▶ _What to work on_:
Quote the listing below in full and exactly as written, but omit every picture.

▶ _Data excerpts_:
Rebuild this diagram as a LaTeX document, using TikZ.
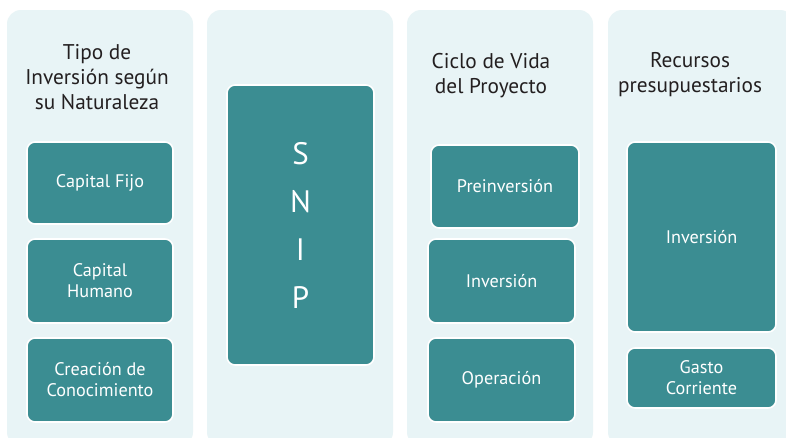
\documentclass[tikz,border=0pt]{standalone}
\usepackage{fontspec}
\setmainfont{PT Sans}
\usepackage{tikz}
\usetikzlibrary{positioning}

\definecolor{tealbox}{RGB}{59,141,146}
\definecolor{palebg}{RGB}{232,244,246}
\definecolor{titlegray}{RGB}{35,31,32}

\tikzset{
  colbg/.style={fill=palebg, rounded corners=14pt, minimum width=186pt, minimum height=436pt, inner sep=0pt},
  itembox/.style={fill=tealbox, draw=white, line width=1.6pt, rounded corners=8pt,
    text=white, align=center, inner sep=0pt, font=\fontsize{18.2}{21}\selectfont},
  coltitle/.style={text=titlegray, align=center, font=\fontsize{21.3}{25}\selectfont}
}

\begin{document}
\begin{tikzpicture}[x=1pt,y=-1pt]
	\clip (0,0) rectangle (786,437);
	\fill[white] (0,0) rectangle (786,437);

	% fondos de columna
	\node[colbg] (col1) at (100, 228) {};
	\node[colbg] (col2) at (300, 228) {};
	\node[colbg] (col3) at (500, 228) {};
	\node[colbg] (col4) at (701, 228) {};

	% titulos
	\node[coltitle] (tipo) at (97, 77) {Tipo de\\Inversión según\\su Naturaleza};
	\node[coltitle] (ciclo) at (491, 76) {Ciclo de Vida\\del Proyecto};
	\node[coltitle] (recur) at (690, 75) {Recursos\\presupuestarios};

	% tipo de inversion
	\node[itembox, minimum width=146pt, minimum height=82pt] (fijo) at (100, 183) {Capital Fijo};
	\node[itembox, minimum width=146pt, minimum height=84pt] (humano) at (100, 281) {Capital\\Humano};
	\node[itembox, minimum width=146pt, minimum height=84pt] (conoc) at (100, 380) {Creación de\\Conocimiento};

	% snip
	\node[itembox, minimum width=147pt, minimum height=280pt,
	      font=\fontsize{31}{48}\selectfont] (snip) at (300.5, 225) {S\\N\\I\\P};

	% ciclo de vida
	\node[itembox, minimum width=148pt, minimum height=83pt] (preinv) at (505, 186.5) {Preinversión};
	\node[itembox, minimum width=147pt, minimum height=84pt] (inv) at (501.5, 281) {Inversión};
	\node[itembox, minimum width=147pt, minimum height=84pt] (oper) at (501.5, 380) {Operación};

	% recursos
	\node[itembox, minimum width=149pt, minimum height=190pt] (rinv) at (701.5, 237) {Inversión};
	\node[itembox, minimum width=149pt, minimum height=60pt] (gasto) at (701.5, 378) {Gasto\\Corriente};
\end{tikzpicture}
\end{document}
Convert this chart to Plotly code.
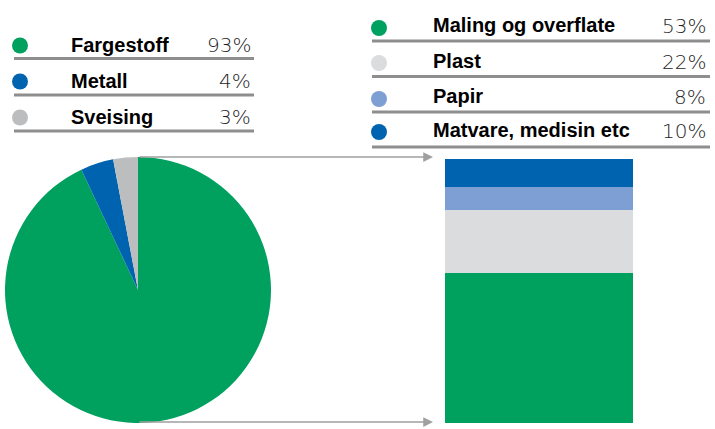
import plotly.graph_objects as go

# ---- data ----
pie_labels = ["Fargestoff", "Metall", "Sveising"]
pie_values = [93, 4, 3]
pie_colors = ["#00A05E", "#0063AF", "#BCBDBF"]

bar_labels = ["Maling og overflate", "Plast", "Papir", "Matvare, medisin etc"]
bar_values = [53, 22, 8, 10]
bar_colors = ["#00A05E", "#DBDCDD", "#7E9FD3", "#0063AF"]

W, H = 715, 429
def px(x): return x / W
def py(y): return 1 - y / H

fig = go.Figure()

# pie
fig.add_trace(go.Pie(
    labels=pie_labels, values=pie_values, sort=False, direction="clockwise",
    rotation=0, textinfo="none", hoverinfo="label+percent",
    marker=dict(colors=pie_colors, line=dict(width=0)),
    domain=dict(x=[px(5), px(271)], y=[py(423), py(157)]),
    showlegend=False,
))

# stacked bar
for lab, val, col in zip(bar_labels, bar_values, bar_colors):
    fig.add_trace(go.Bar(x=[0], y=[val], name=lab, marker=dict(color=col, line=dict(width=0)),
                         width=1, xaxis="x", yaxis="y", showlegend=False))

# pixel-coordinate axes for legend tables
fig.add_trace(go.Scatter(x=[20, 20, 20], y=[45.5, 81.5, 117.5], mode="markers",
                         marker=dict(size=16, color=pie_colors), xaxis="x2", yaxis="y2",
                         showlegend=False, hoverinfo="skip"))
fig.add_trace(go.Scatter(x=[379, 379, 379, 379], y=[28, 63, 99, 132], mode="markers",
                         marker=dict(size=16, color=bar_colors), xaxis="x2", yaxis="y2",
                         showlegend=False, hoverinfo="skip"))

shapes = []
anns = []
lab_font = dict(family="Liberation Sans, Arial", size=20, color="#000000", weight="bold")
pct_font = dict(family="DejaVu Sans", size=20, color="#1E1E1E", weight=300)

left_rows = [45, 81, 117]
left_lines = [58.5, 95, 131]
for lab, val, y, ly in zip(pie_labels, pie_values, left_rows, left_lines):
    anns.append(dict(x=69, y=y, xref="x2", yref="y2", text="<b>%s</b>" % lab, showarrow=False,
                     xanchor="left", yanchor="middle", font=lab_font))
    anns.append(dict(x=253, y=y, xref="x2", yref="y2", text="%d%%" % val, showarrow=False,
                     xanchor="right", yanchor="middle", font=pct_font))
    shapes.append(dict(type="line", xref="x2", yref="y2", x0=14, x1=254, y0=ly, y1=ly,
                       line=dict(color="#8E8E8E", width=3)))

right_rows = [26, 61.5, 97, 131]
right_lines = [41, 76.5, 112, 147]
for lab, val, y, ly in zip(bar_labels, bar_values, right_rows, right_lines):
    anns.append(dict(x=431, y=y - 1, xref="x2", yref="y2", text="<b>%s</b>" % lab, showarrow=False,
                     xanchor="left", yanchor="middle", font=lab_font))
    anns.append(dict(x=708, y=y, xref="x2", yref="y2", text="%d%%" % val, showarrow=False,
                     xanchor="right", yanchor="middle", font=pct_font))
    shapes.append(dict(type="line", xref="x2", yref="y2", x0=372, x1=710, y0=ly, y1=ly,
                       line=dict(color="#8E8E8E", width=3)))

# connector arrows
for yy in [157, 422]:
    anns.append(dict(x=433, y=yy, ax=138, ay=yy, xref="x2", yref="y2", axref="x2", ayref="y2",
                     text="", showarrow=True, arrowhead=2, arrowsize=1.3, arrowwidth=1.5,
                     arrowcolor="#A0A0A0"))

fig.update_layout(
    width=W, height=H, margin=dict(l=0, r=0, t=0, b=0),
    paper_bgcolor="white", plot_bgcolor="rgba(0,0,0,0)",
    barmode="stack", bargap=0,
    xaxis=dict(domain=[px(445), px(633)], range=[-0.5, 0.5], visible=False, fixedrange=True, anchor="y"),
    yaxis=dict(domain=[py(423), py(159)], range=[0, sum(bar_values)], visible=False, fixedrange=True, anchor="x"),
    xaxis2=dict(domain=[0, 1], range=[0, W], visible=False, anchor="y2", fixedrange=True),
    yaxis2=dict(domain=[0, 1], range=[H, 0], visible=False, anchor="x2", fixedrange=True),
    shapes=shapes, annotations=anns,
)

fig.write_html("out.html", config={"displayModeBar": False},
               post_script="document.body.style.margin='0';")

▶ _The output_:
Rebuild this diagram as a LaTeX document, using TikZ.
\documentclass[tikz,border=0pt]{standalone}
\usepackage{fontspec}
\setmainfont{PT Sans}
\usepackage{tikz}
\usetikzlibrary{positioning}

\definecolor{tealbox}{RGB}{59,141,146}
\definecolor{palebg}{RGB}{232,244,246}
\definecolor{titlegray}{RGB}{35,31,32}

\tikzset{
  colbg/.style={fill=palebg, rounded corners=14pt, minimum width=186pt, minimum height=436pt, inner sep=0pt},
  itembox/.style={fill=tealbox, draw=white, line width=1.6pt, rounded corners=8pt,
    text=white, align=center, inner sep=0pt, font=\fontsize{18.2}{21}\selectfont},
  coltitle/.style={text=titlegray, align=center, font=\fontsize{21.3}{25}\selectfont}
}

\begin{document}
\begin{tikzpicture}[x=1pt,y=-1pt]
	\clip (0,0) rectangle (786,437);
	\fill[white] (0,0) rectangle (786,437);

	% fondos de columna
	\node[colbg] (col1) at (100, 228) {};
	\node[colbg] (col2) at (300, 228) {};
	\node[colbg] (col3) at (500, 228) {};
	\node[colbg] (col4) at (701, 228) {};

	% titulos
	\node[coltitle] (tipo) at (97, 77) {Tipo de\\Inversión según\\su Naturaleza};
	\node[coltitle] (ciclo) at (491, 76) {Ciclo de Vida\\del Proyecto};
	\node[coltitle] (recur) at (690, 75) {Recursos\\presupuestarios};

	% tipo de inversion
	\node[itembox, minimum width=146pt, minimum height=82pt] (fijo) at (100, 183) {Capital Fijo};
	\node[itembox, minimum width=146pt, minimum height=84pt] (humano) at (100, 281) {Capital\\Humano};
	\node[itembox, minimum width=146pt, minimum height=84pt] (conoc) at (100, 380) {Creación de\\Conocimiento};

	% snip
	\node[itembox, minimum width=147pt, minimum height=280pt,
	      font=\fontsize{31}{48}\selectfont] (snip) at (300.5, 225) {S\\N\\I\\P};

	% ciclo de vida
	\node[itembox, minimum width=148pt, minimum height=83pt] (preinv) at (505, 186.5) {Preinversión};
	\node[itembox, minimum width=147pt, minimum height=84pt] (inv) at (501.5, 281) {Inversión};
	\node[itembox, minimum width=147pt, minimum height=84pt] (oper) at (501.5, 380) {Operación};

	% recursos
	\node[itembox, minimum width=149pt, minimum height=190pt] (rinv) at (701.5, 237) {Inversión};
	\node[itembox, minimum width=149pt, minimum height=60pt] (gasto) at (701.5, 378) {Gasto\\Corriente};
\end{tikzpicture}
\end{document}
Convert this chart to Plotly code.
import plotly.graph_objects as go

# ---- data ----
pie_labels = ["Fargestoff", "Metall", "Sveising"]
pie_values = [93, 4, 3]
pie_colors = ["#00A05E", "#0063AF", "#BCBDBF"]

bar_labels = ["Maling og overflate", "Plast", "Papir", "Matvare, medisin etc"]
bar_values = [53, 22, 8, 10]
bar_colors = ["#00A05E", "#DBDCDD", "#7E9FD3", "#0063AF"]

W, H = 715, 429
def px(x): return x / W
def py(y): return 1 - y / H

fig = go.Figure()

# pie
fig.add_trace(go.Pie(
    labels=pie_labels, values=pie_values, sort=False, direction="clockwise",
    rotation=0, textinfo="none", hoverinfo="label+percent",
    marker=dict(colors=pie_colors, line=dict(width=0)),
    domain=dict(x=[px(5), px(271)], y=[py(423), py(157)]),
    showlegend=False,
))

# stacked bar
for lab, val, col in zip(bar_labels, bar_values, bar_colors):
    fig.add_trace(go.Bar(x=[0], y=[val], name=lab, marker=dict(color=col, line=dict(width=0)),
                         width=1, xaxis="x", yaxis="y", showlegend=False))

# pixel-coordinate axes for legend tables
fig.add_trace(go.Scatter(x=[20, 20, 20], y=[45.5, 81.5, 117.5], mode="markers",
                         marker=dict(size=16, color=pie_colors), xaxis="x2", yaxis="y2",
                         showlegend=False, hoverinfo="skip"))
fig.add_trace(go.Scatter(x=[379, 379, 379, 379], y=[28, 63, 99, 132], mode="markers",
                         marker=dict(size=16, color=bar_colors), xaxis="x2", yaxis="y2",
                         showlegend=False, hoverinfo="skip"))

shapes = []
anns = []
lab_font = dict(family="Liberation Sans, Arial", size=20, color="#000000", weight="bold")
pct_font = dict(family="DejaVu Sans", size=20, color="#1E1E1E", weight=300)

left_rows = [45, 81, 117]
left_lines = [58.5, 95, 131]
for lab, val, y, ly in zip(pie_labels, pie_values, left_rows, left_lines):
    anns.append(dict(x=69, y=y, xref="x2", yref="y2", text="<b>%s</b>" % lab, showarrow=False,
                     xanchor="left", yanchor="middle", font=lab_font))
    anns.append(dict(x=253, y=y, xref="x2", yref="y2", text="%d%%" % val, showarrow=False,
                     xanchor="right", yanchor="middle", font=pct_font))
    shapes.append(dict(type="line", xref="x2", yref="y2", x0=14, x1=254, y0=ly, y1=ly,
                       line=dict(color="#8E8E8E", width=3)))

right_rows = [26, 61.5, 97, 131]
right_lines = [41, 76.5, 112, 147]
for lab, val, y, ly in zip(bar_labels, bar_values, right_rows, right_lines):
    anns.append(dict(x=431, y=y - 1, xref="x2", yref="y2", text="<b>%s</b>" % lab, showarrow=False,
                     xanchor="left", yanchor="middle", font=lab_font))
    anns.append(dict(x=708, y=y, xref="x2", yref="y2", text="%d%%" % val, showarrow=False,
                     xanchor="right", yanchor="middle", font=pct_font))
    shapes.append(dict(type="line", xref="x2", yref="y2", x0=372, x1=710, y0=ly, y1=ly,
                       line=dict(color="#8E8E8E", width=3)))

# connector arrows
for yy in [157, 422]:
    anns.append(dict(x=433, y=yy, ax=138, ay=yy, xref="x2", yref="y2", axref="x2", ayref="y2",
                     text="", showarrow=True, arrowhead=2, arrowsize=1.3, arrowwidth=1.5,
                     arrowcolor="#A0A0A0"))

fig.update_layout(
    width=W, height=H, margin=dict(l=0, r=0, t=0, b=0),
    paper_bgcolor="white", plot_bgcolor="rgba(0,0,0,0)",
    barmode="stack", bargap=0,
    xaxis=dict(domain=[px(445), px(633)], range=[-0.5, 0.5], visible=False, fixedrange=True, anchor="y"),
    yaxis=dict(domain=[py(423), py(159)], range=[0, sum(bar_values)], visible=False, fixedrange=True, anchor="x"),
    xaxis2=dict(domain=[0, 1], range=[0, W], visible=False, anchor="y2", fixedrange=True),
    yaxis2=dict(domain=[0, 1], range=[H, 0], visible=False, anchor="x2", fixedrange=True),
    shapes=shapes, annotations=anns,
)

fig.write_html("out.html", config={"displayModeBar": False},
               post_script="document.body.style.margin='0';")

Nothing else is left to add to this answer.